[Begin]

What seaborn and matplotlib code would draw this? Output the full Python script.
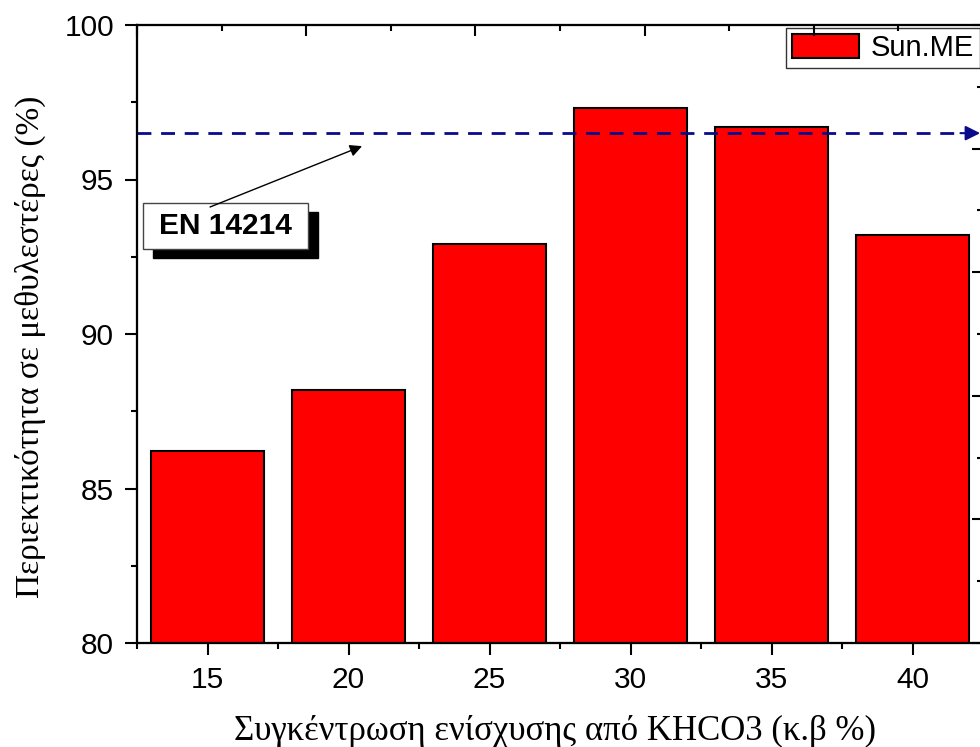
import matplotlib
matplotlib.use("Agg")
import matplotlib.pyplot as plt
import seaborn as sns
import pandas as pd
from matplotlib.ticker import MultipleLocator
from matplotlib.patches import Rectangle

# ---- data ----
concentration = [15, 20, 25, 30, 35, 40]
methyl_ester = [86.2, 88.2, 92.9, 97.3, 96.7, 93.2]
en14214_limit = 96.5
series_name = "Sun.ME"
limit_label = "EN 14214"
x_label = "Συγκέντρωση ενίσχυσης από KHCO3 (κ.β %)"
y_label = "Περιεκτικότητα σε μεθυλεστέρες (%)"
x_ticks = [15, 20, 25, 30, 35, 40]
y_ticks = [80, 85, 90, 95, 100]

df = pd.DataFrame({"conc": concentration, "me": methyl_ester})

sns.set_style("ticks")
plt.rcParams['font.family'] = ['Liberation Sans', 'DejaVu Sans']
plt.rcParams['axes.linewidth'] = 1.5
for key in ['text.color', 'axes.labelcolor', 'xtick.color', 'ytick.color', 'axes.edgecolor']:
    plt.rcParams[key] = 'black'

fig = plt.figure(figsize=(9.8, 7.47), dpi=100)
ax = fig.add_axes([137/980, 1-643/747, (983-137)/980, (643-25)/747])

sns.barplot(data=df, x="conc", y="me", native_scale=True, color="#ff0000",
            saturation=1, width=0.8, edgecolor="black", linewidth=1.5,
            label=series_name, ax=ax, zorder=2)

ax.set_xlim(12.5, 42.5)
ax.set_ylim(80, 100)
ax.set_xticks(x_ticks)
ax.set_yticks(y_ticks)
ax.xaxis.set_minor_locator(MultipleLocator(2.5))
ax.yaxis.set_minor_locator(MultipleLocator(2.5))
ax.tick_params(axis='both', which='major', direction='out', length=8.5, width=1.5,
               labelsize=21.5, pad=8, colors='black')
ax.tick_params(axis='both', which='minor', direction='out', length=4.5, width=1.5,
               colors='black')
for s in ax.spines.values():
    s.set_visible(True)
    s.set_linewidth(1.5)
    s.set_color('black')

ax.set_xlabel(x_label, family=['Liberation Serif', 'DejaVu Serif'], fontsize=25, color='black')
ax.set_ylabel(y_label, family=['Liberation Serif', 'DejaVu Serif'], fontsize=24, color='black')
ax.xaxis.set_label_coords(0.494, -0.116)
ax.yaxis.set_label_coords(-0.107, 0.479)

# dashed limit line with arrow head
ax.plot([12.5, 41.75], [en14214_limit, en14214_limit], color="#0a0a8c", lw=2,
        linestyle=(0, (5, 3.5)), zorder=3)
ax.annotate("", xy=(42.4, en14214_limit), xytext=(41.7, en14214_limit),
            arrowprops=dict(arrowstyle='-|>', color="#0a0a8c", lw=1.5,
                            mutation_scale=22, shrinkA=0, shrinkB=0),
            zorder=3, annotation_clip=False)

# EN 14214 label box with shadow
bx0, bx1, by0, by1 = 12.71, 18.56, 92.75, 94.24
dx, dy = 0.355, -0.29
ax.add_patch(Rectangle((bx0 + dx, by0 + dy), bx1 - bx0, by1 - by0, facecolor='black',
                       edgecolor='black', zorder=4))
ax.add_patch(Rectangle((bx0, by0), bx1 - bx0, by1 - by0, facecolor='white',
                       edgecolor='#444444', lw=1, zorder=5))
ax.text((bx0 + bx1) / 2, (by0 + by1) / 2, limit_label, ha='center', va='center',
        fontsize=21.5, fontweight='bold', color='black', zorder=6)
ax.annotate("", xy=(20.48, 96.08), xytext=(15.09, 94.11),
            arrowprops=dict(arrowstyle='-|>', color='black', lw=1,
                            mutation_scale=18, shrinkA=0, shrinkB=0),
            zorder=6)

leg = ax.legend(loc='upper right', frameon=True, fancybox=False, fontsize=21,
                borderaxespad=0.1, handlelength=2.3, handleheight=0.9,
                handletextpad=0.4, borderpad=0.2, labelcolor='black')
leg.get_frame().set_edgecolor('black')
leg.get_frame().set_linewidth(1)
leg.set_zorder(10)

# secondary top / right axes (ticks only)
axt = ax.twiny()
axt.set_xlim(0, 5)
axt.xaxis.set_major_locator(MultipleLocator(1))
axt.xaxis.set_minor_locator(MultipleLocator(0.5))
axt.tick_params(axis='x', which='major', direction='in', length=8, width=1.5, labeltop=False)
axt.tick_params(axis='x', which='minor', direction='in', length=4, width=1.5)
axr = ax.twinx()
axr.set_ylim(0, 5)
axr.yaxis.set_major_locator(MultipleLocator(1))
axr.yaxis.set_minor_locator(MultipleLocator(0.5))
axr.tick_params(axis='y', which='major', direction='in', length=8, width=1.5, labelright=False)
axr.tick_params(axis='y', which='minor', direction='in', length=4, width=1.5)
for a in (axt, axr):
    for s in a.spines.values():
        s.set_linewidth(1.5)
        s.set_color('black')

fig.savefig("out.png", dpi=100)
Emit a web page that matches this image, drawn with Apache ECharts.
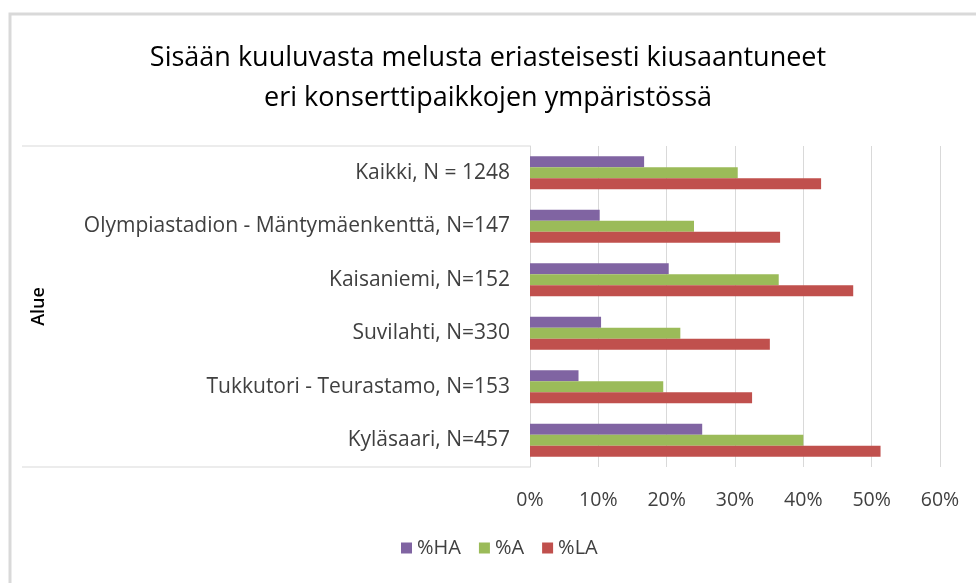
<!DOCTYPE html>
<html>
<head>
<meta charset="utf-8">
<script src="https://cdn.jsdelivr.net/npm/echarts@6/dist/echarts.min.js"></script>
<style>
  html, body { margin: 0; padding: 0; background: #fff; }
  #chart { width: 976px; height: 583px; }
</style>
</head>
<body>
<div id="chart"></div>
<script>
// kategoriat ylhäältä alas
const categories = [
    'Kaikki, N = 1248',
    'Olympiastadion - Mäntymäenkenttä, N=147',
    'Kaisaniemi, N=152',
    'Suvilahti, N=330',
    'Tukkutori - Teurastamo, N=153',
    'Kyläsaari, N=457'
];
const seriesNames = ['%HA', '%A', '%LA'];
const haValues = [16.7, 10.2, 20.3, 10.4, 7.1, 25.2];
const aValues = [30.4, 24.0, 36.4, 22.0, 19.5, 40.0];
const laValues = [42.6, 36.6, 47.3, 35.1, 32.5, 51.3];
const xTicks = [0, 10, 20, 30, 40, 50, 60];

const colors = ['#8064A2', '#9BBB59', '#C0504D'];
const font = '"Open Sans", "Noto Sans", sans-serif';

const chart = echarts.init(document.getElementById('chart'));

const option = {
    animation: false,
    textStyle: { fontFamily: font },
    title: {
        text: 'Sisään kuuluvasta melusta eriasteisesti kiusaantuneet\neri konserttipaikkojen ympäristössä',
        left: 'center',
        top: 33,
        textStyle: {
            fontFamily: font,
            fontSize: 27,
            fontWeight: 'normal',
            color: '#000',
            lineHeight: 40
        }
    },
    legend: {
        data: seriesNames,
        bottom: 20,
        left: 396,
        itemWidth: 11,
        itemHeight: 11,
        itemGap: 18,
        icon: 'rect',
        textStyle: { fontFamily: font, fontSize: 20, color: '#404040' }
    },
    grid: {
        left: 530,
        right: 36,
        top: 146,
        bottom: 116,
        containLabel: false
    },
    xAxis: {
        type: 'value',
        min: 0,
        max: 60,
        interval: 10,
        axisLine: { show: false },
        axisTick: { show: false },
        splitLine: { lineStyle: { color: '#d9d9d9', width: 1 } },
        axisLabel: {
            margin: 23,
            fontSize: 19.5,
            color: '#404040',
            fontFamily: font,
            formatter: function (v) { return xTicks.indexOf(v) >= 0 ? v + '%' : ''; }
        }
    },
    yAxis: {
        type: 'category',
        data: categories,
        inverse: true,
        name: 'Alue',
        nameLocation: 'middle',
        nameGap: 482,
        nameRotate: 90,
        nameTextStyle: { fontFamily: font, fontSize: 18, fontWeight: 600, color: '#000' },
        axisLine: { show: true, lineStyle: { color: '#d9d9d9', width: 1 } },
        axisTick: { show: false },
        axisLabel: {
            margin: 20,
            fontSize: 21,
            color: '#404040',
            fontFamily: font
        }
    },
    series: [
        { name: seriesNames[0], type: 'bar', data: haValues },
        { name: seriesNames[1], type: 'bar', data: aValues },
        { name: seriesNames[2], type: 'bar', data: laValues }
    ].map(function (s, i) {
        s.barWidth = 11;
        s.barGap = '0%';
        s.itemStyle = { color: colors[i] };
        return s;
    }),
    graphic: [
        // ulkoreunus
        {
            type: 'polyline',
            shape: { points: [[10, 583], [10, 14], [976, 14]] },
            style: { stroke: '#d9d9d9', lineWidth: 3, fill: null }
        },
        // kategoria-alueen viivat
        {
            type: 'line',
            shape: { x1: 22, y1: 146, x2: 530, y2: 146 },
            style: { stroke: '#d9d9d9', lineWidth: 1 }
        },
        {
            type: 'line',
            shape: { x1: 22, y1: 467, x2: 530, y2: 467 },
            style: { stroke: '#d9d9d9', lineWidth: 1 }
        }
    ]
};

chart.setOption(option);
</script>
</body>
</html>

[End]

• [Task directions]:
Copy nothing past the line containing "from matplotlib.patches import Rectangle": reproduce every line from the start of the records up to it, skipping pictures.

• [Exercise solution]:
What seaborn and matplotlib code would draw this? Output the full Python script.
import matplotlib
matplotlib.use("Agg")
import matplotlib.pyplot as plt
import seaborn as sns
import pandas as pd
from matplotlib.ticker import MultipleLocator
from matplotlib.patches import Rectangle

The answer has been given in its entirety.